• PROBLEM DETAILS
The lines from the top of the material below through the line containing "0.94, 1.0, 1.06, 1.145]" are to be printed exactly, with pictures omitted.

• GIVEN MATERIAL
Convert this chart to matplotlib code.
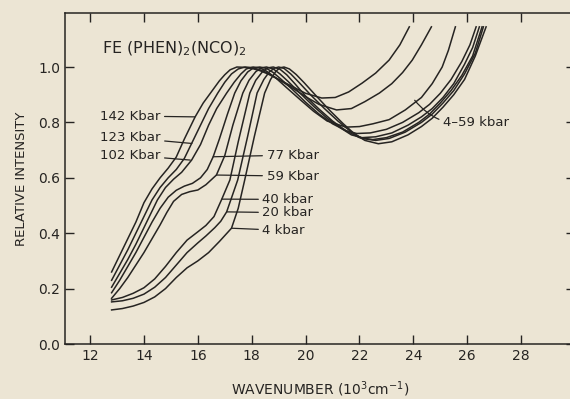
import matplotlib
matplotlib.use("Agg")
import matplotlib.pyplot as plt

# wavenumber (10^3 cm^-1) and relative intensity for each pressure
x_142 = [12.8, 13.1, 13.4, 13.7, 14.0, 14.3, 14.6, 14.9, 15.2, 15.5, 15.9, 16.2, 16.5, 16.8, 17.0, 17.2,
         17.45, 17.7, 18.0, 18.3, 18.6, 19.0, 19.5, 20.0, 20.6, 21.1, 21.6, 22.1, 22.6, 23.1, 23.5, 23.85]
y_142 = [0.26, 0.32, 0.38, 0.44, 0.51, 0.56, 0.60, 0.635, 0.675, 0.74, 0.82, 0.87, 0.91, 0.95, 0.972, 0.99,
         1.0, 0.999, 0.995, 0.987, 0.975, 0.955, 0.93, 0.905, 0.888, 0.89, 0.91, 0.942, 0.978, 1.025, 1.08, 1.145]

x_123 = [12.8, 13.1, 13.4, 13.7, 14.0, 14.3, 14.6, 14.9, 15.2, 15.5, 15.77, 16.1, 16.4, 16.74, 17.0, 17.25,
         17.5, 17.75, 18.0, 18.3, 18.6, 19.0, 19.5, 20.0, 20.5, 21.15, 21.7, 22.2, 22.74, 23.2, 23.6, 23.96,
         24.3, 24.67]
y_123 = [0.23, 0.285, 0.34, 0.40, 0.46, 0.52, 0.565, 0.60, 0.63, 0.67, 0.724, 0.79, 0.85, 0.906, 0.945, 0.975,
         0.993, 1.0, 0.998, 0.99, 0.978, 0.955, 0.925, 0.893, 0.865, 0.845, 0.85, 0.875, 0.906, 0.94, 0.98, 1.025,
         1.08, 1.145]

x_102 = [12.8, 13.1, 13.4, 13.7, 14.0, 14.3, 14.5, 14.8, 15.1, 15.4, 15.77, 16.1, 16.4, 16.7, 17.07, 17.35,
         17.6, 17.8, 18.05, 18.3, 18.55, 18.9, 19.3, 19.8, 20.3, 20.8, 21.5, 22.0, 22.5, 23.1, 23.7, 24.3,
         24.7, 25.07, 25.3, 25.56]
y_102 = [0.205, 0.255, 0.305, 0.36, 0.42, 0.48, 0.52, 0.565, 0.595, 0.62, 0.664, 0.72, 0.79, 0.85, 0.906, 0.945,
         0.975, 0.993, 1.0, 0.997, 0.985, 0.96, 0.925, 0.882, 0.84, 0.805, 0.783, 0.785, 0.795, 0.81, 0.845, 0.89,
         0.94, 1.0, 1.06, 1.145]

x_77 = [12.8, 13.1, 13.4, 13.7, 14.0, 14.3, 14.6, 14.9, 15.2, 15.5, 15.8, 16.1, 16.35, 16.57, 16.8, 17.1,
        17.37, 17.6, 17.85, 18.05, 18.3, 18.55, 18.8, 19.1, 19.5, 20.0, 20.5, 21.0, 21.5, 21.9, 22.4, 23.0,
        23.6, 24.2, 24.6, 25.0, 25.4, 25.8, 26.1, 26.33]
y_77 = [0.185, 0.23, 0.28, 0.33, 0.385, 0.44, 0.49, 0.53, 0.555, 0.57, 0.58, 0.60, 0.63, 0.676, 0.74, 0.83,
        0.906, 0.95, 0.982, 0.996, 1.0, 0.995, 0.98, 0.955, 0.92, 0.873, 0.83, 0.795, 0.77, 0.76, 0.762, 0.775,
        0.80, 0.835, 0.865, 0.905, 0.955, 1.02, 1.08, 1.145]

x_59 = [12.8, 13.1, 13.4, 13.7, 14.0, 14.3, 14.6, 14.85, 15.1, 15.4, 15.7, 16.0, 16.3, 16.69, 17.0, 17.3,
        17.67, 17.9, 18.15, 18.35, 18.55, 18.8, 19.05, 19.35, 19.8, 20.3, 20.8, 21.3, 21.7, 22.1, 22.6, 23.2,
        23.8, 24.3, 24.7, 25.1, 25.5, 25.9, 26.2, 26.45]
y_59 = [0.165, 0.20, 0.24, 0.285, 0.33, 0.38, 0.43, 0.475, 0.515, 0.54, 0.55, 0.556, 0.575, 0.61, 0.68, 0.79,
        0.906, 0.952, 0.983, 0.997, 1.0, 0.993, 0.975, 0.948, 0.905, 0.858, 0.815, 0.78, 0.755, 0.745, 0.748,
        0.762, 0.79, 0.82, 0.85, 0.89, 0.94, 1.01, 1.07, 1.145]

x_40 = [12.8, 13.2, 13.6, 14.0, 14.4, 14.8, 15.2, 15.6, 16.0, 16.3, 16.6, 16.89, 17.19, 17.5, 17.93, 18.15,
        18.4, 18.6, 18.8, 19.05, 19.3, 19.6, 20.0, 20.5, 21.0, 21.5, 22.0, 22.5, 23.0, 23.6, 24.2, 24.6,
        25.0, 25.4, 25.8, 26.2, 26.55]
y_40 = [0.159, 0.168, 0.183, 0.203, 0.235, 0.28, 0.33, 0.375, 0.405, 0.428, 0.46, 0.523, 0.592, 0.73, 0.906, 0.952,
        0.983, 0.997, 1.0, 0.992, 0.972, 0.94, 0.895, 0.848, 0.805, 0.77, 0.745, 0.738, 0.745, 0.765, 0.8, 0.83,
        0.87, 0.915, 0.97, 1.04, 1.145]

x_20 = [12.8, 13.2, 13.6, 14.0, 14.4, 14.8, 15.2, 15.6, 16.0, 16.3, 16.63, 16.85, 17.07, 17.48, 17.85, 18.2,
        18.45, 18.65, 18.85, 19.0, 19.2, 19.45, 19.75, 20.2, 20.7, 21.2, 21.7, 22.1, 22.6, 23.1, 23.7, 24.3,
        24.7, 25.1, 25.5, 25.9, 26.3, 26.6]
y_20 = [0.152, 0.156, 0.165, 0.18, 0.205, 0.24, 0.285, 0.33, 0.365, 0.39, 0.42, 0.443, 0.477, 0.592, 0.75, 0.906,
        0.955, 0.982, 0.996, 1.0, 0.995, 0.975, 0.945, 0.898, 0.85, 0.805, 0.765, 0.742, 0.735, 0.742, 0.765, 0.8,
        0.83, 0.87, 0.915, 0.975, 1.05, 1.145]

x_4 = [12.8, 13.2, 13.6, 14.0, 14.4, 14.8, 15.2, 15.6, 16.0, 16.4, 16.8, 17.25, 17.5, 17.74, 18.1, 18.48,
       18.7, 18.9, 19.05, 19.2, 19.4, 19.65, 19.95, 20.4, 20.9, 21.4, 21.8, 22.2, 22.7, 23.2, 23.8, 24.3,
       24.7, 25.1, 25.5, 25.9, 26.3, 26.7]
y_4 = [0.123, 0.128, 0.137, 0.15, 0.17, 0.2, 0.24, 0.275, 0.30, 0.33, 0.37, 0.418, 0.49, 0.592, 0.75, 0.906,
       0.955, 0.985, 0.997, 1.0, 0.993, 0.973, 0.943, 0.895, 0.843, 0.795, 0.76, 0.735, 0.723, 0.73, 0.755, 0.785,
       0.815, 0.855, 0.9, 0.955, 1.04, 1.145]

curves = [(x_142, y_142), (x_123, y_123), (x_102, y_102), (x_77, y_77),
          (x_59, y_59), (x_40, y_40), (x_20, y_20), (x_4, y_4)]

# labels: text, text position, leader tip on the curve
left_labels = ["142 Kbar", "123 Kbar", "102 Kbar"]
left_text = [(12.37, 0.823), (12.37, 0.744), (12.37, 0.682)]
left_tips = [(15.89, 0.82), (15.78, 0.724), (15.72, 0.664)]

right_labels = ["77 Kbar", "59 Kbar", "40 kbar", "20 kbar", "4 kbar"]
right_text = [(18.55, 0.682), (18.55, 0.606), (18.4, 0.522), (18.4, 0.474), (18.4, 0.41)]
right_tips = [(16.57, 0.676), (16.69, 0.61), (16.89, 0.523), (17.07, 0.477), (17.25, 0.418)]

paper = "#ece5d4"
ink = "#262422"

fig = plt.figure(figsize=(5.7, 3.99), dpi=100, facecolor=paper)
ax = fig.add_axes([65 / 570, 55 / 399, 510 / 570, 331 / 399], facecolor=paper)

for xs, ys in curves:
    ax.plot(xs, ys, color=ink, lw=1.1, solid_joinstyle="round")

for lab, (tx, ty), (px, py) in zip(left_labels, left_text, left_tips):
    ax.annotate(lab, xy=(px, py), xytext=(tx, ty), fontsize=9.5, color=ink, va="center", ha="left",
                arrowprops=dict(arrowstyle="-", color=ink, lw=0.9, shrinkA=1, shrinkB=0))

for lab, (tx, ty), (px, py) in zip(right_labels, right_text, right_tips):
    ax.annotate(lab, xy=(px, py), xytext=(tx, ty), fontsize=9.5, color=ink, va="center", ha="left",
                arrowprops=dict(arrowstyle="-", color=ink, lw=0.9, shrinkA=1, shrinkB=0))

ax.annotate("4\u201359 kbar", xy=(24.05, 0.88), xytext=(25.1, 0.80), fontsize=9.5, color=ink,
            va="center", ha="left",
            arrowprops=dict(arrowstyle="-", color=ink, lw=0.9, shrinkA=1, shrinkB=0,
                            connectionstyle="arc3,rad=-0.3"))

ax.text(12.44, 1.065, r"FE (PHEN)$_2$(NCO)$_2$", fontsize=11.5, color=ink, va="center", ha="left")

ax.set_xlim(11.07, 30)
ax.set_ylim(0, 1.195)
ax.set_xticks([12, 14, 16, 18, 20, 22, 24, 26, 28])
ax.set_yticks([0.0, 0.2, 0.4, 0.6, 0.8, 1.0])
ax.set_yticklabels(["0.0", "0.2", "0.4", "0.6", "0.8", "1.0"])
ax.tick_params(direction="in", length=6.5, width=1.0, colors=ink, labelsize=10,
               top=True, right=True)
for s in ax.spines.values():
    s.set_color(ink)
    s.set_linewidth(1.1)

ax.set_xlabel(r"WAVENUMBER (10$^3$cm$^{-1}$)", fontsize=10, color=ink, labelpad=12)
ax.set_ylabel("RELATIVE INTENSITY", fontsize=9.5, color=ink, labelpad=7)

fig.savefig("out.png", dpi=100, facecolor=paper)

• EXERCISE ANSWER
Convert this chart to matplotlib code.
import matplotlib
matplotlib.use("Agg")
import matplotlib.pyplot as plt

# wavenumber (10^3 cm^-1) and relative intensity for each pressure
x_142 = [12.8, 13.1, 13.4, 13.7, 14.0, 14.3, 14.6, 14.9, 15.2, 15.5, 15.9, 16.2, 16.5, 16.8, 17.0, 17.2,
         17.45, 17.7, 18.0, 18.3, 18.6, 19.0, 19.5, 20.0, 20.6, 21.1, 21.6, 22.1, 22.6, 23.1, 23.5, 23.85]
y_142 = [0.26, 0.32, 0.38, 0.44, 0.51, 0.56, 0.60, 0.635, 0.675, 0.74, 0.82, 0.87, 0.91, 0.95, 0.972, 0.99,
         1.0, 0.999, 0.995, 0.987, 0.975, 0.955, 0.93, 0.905, 0.888, 0.89, 0.91, 0.942, 0.978, 1.025, 1.08, 1.145]

x_123 = [12.8, 13.1, 13.4, 13.7, 14.0, 14.3, 14.6, 14.9, 15.2, 15.5, 15.77, 16.1, 16.4, 16.74, 17.0, 17.25,
         17.5, 17.75, 18.0, 18.3, 18.6, 19.0, 19.5, 20.0, 20.5, 21.15, 21.7, 22.2, 22.74, 23.2, 23.6, 23.96,
         24.3, 24.67]
y_123 = [0.23, 0.285, 0.34, 0.40, 0.46, 0.52, 0.565, 0.60, 0.63, 0.67, 0.724, 0.79, 0.85, 0.906, 0.945, 0.975,
         0.993, 1.0, 0.998, 0.99, 0.978, 0.955, 0.925, 0.893, 0.865, 0.845, 0.85, 0.875, 0.906, 0.94, 0.98, 1.025,
         1.08, 1.145]

x_102 = [12.8, 13.1, 13.4, 13.7, 14.0, 14.3, 14.5, 14.8, 15.1, 15.4, 15.77, 16.1, 16.4, 16.7, 17.07, 17.35,
         17.6, 17.8, 18.05, 18.3, 18.55, 18.9, 19.3, 19.8, 20.3, 20.8, 21.5, 22.0, 22.5, 23.1, 23.7, 24.3,
         24.7, 25.07, 25.3, 25.56]
y_102 = [0.205, 0.255, 0.305, 0.36, 0.42, 0.48, 0.52, 0.565, 0.595, 0.62, 0.664, 0.72, 0.79, 0.85, 0.906, 0.945,
         0.975, 0.993, 1.0, 0.997, 0.985, 0.96, 0.925, 0.882, 0.84, 0.805, 0.783, 0.785, 0.795, 0.81, 0.845, 0.89,
         0.94, 1.0, 1.06, 1.145]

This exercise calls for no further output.